- Born: c. 1841 Washington, D.C., U. S.
- Occupation: Postal Clerk
- Political party: Republican
- Spouse: Ophelia Clenlans

= Emanuel S. Clenlans =

Civil rights activist

Emmanuel S. Clenlans (born c. 1841) was an American civil rights activist and postal worker in Omaha, Nebraska. Clenlans was born about 1841 in Washington, DC. He married a woman named Ophelia and they had a daughter named Laura (married name of Craig).
In 1876, Clenlans was a part of the Nebraska Convention of Colored Americans, where he was on the committee on resolutions, and in 1879, Clenlans was a part of a meeting organized by Cyrus D. Bell with Dr. W. H. C. Stephenson, chair and Clenlans, secretary to express the political views of the Omaha black community. H. W. Coesley, Bell, and Gabriel Young played prominent committee roles in the meeting. The meeting passed resolutions against the unilateral support of blacks to the Republican party.
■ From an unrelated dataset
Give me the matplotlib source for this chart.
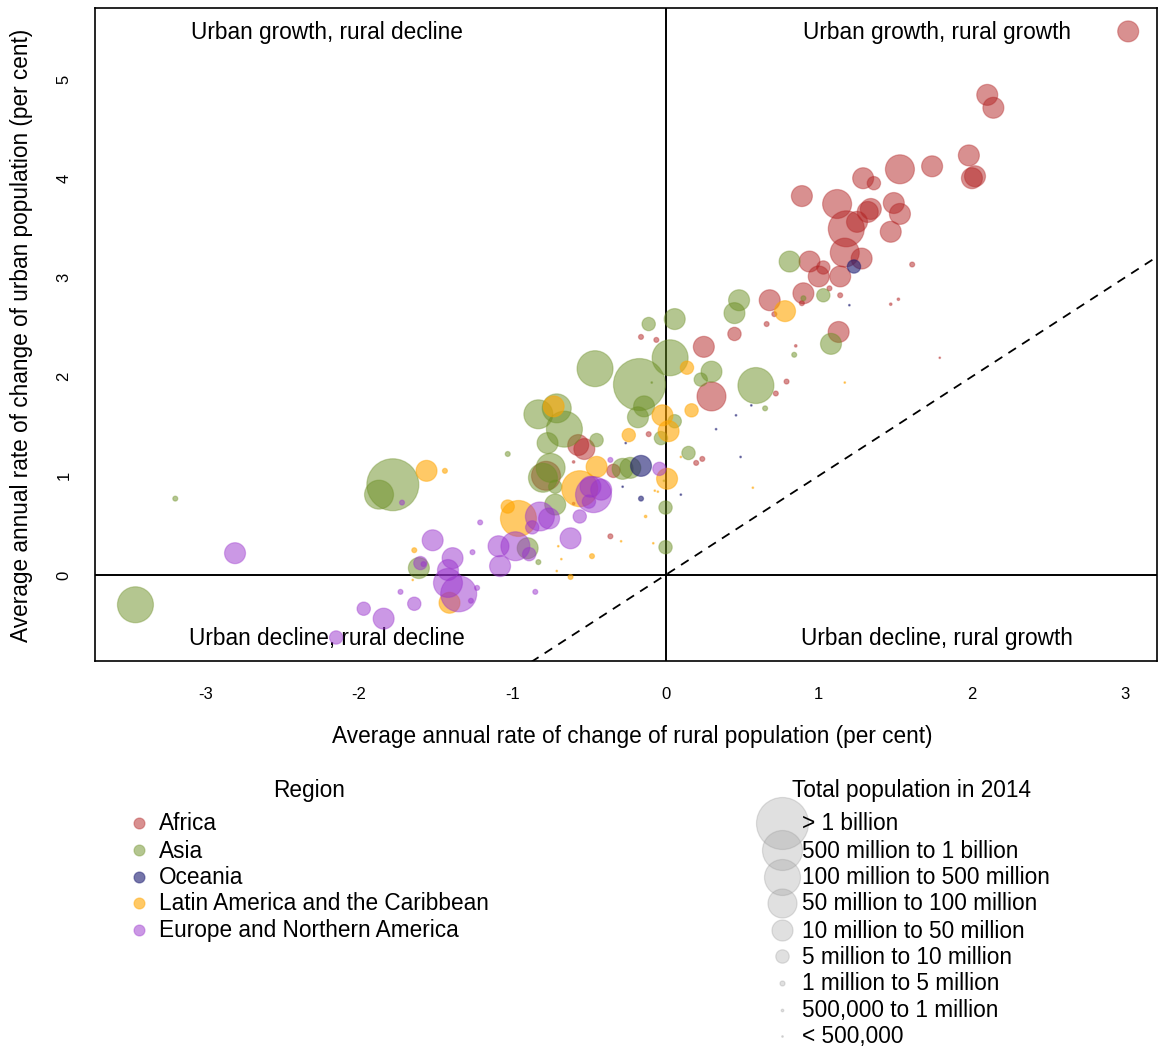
import matplotlib.pyplot as plt
import numpy as np

plt.rcParams["font.family"] = ["Liberation Sans", "DejaVu Sans"]
plt.rcParams["axes.unicode_minus"] = False

W, H, DPI = 1158, 1048, 100

REGIONS = ["Africa", "Asia", "Oceania", "Latin America and the Caribbean",
           "Europe and Northern America"]
REGION_COLORS = ["#B22222", "#6B8E23", "#191970", "#FFA500", "#9932CC"]
REGION_ALPHA = [0.5, 0.5, 0.6, 0.6, 0.5]

POP_LABELS = ["> 1 billion", "500 million to 1 billion", "100 million to 500 million",
              "50 million to 100 million", "10 million to 50 million",
              "5 million to 10 million", "1 million to 5 million",
              "500,000 to 1 million", "< 500,000"]
# marker radius (px) for each population class
POP_RADIUS = [26, 20, 18, 14.5, 10.5, 6.7, 2.5, 1.3, 0.8]

# rural change, urban change (per cent per year), population class index
AF_RURAL = [2.10, 2.14, 1.98, 2.00, 2.02, 1.74, 1.53, 1.29, 1.36, 0.89, 1.12, 1.18, 1.25,
            1.32, 1.34, 1.49, 1.53, 1.47, 1.17, 1.28, 0.94, 1.03, 1.00, 1.14, 0.90, 1.07,
            1.14, 1.61, 1.47, 1.52, 1.13, 0.85, 1.79, 0.68, 0.66, 0.71, 0.89, 0.45, 0.25,
            3.02, 0.79, 0.72, -0.16, -0.06, 0.30, -0.11, 0.24, 0.20, -0.57, -0.53, -0.60,
            -0.78, -0.34, -0.36, -0.60]
AF_URBAN = [4.84, 4.71, 4.23, 4.00, 4.02, 4.12, 4.09, 4.00, 3.95, 3.82, 3.74, 3.49, 3.56,
            3.66, 3.69, 3.75, 3.64, 3.46, 3.25, 3.19, 3.16, 3.10, 3.01, 3.01, 2.84, 2.89,
            2.82, 3.13, 2.73, 2.78, 2.45, 2.31, 2.19, 2.77, 2.53, 2.63, 2.74, 2.43, 2.30,
            5.48, 1.95, 1.83, 2.40, 2.37, 1.80, 1.42, 1.17, 1.13, 1.31, 1.27, 1.14,
            1.00, 1.05, 0.39, 0.72]
AF_POP = [4, 4, 4, 4, 4, 4, 3, 4, 5, 4, 3, 2, 4,
          4, 4, 4, 4, 4, 3, 4, 4, 5, 4, 4, 4, 6,
          6, 6, 7, 7, 4, 7, 8, 4, 6, 6, 6, 5, 4,
          4, 6, 6, 6, 6, 3, 6, 6, 6, 4, 4, 7,
          3, 5, 6, 7]

AS_RURAL = [-0.17, -1.78, -1.87, -0.46, 0.03, 0.59, -3.46, 0.06, -0.11, 0.45, 0.48, 0.81,
            1.03, 0.90, 1.08, 0.84, 0.65, 0.30, 0.23, -0.14, -0.18, 0.06, -0.03, -0.45,
            0.15, -0.83, -0.71, -0.66, -0.77, -1.03, -0.75, -0.80, -0.72, -0.28, -0.23,
            0.00, 0.00, -0.72, -3.20, -1.61, -0.90, -0.83, -0.09, -0.01]
AS_URBAN = [1.92, 0.91, 0.81, 2.08, 2.19, 1.91, -0.30, 2.58, 2.53, 2.64, 2.77, 3.16,
            2.82, 2.79, 2.33, 2.22, 1.68, 2.05, 1.97, 1.70, 1.59, 1.55, 1.38, 1.36,
            1.23, 1.62, 1.68, 1.47, 1.33, 1.22, 1.08, 0.98, 0.89, 1.07, 1.08,
            0.68, 0.28, 0.71, 0.77, 0.07, 0.27, 0.13, 1.94, 0.95]
AS_POP = [0, 0, 3, 2, 2, 2, 2, 4, 5, 4, 4, 4,
          5, 6, 4, 6, 6, 4, 5, 4, 4, 5, 5, 5,
          5, 3, 3, 2, 4, 6, 3, 3, 5, 4, 4,
          5, 5, 4, 6, 4, 4, 6, 8, 8]

OC_RURAL = [-0.16, 1.23, -0.16, 1.20, 0.56, 0.46, 0.33, 0.49, -0.26, -0.28, 0.10]
OC_URBAN = [1.10, 3.11, 0.77, 2.72, 1.71, 1.61, 1.47, 1.19, 1.33, 0.89, 0.81]
OC_POP = [4, 5, 6, 8, 8, 8, 8, 8, 8, 8, 8]

LA_RURAL = [-0.96, -0.56, 0.78, -0.02, 0.02, 0.14, 0.17, -0.24, -0.73, -0.45, 0.01,
            -1.03, -1.56, -1.44, -1.64, -1.41, -1.65, -0.62, -0.48, -0.68, -0.71, -0.70,
            -0.13, -0.29, -0.08, -0.07, -0.05, 0.10, 0.57, 1.17]
LA_URBAN = [0.57, 0.87, 2.66, 1.61, 1.45, 2.09, 1.66, 1.41, 1.70, 1.09, 0.97,
            0.69, 1.05, 1.05, 0.25, -0.28, -0.05, -0.02, 0.19, 0.16, 0.04, 0.29,
            0.59, 0.34, 0.32, 0.85, 0.84, 1.19, 0.88, 1.94]
LA_POP = [2, 2, 4, 4, 4, 5, 5, 5, 4, 4, 4,
          5, 4, 6, 6, 4, 8, 6, 6, 8, 8, 8,
          7, 8, 8, 8, 8, 8, 8, 8]

EU_RURAL = [-0.47, -1.35, -2.81, -1.52, -1.60, -1.58, -1.39, -1.42, -1.42, -1.21, -1.26,
            -1.23, -1.27, -1.73, -1.64, -1.97, -1.84, -2.15, -1.09, -0.98, -1.08, -0.89,
            -0.85, -0.82, -0.76, -0.87, -0.56, -0.62, -0.49, -0.50, -0.42, -0.36, -0.04,
            -1.72]
EU_URBAN = [0.81, -0.19, 0.22, 0.35, 0.12, 0.11, 0.17, 0.05, -0.08, 0.53, 0.23,
            -0.13, -0.26, -0.17, -0.29, -0.34, -0.44, -0.63, 0.29, 0.29, 0.09, 0.21,
            -0.17, 0.59, 0.57, 0.48, 0.59, 0.37, 0.89, 0.74, 0.86, 1.16, 1.07,
            0.73]
EU_POP = [2, 2, 4, 4, 5, 6, 4, 4, 3, 6, 6,
          6, 6, 6, 5, 5, 4, 5, 4, 3, 4, 5,
          6, 3, 4, 5, 5, 4, 4, 5, 4, 6, 5,
          6]

SERIES = [
    (AF_RURAL, AF_URBAN, AF_POP),
    (AS_RURAL, AS_URBAN, AS_POP),
    (OC_RURAL, OC_URBAN, OC_POP),
    (LA_RURAL, LA_URBAN, LA_POP),
    (EU_RURAL, EU_URBAN, EU_POP),
]

PX_TO_PT = 72.0 / DPI


def marker_size(radius_px):
    d = 2 * radius_px * PX_TO_PT
    return d * d


def rgba(color, alpha):
    import matplotlib.colors as mcolors
    r, g, b = mcolors.to_rgb(color)
    return (r, g, b, alpha)


fig = plt.figure(figsize=(W / DPI, H / DPI), dpi=DPI)

# main plot
ax = fig.add_axes([95 / W, 1 - 661 / H, (1157 - 95) / W, (661 - 8) / H])
ax.set_xlim(-3.724, 3.208)
ax.set_ylim(-0.867, 5.716)

for i, (rur, urb, pop) in enumerate(SERIES):
    sizes = [marker_size(POP_RADIUS[p]) for p in pop]
    ax.scatter(rur, urb, s=sizes,
               facecolor=rgba(REGION_COLORS[i], REGION_ALPHA[i]),
               edgecolor=rgba(REGION_COLORS[i], REGION_ALPHA[i] * 0.7),
               linewidths=0.9, zorder=3)

ax.axhline(0, color="black", lw=1.4, zorder=2)
ax.axvline(0, color="black", lw=1.4, zorder=2)
lim = np.array([-5, 5])
ax.plot(lim, lim, color="black", lw=1.3, ls=(0, (5, 4)), zorder=2)

ax.set_xticks([-3, -2, -1, 0, 1, 2, 3])
ax.set_yticks([0, 1, 2, 3, 4, 5])
ax.tick_params(axis="x", length=0, pad=19, labelsize=12)
ax.tick_params(axis="y", length=0, pad=17, labelsize=12, labelrotation=90)
for lab in ax.get_yticklabels():
    lab.set_va("center")
for sp in ax.spines.values():
    sp.set_linewidth(1.2)
    sp.set_color("black")

qfont = 16.3
ax.text(0.2185, 0.963, "Urban growth, rural decline", transform=ax.transAxes,
        ha="center", va="center", fontsize=qfont)
ax.text(0.793, 0.963, "Urban growth, rural growth", transform=ax.transAxes,
        ha="center", va="center", fontsize=qfont)
ax.text(0.2185, 0.034, "Urban decline, rural decline", transform=ax.transAxes,
        ha="center", va="center", fontsize=qfont, zorder=2)
ax.text(0.793, 0.034, "Urban decline, rural growth", transform=ax.transAxes,
        ha="center", va="center", fontsize=qfont)

fig.text(632 / W, 1 - 737 / H,
         "Average annual rate of change of rural population (per cent)",
         ha="center", va="center", fontsize=qfont)
fig.text(22 / W, 1 - 335 / H,
         "Average annual rate of change of urban population (per cent)",
         ha="center", va="center", rotation=90, fontsize=qfont)

# legends drawn in pixel coordinates
lg = fig.add_axes([0, 0, 1, 1], facecolor="none")
lg.set_xlim(0, W)
lg.set_ylim(H, 0)
lg.axis("off")

lg.text(309, 790, "Region", ha="center", va="center", fontsize=qfont)
reg_y = [823, 850, 877, 903, 930]
for i, name in enumerate(REGIONS):
    lg.scatter([139], [reg_y[i]], s=marker_size(5.5),
               facecolor=rgba(REGION_COLORS[i], REGION_ALPHA[i]),
               edgecolor=rgba(REGION_COLORS[i], REGION_ALPHA[i] * 0.7), linewidths=0.9)
    lg.text(159, reg_y[i] + 1, name, ha="left", va="center", fontsize=qfont)

lg.text(911, 790, "Total population in 2014", ha="center", va="center", fontsize=qfont)
pop_y = [823, 850, 877, 903, 930, 956, 983, 1010, 1036]
for i, name in enumerate(POP_LABELS):
    lg.scatter([782], [pop_y[i]], s=marker_size(POP_RADIUS[i]),
               facecolor=(0.6, 0.6, 0.6, 0.3), edgecolor=(0.6, 0.6, 0.6, 0.3),
               linewidths=0.9)
    lg.text(802, pop_y[i] + 1, name, ha="left", va="center", fontsize=qfont)

fig.savefig("out.png", dpi=DPI)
In spite of this, he was a delegate to the state Republican convention in 1888. In 1890, he was a part of the forming of the Nebraska branch of the National Afro-American League, and was part of the committee that wrote the constitution of the state branch.

Professionally, he was a clerk in the post office from the 1870s until at least 1910. Along with his postal service work, he owned a business with J. C. Parker, the Coal and Feed store, at 1016 N 24th St.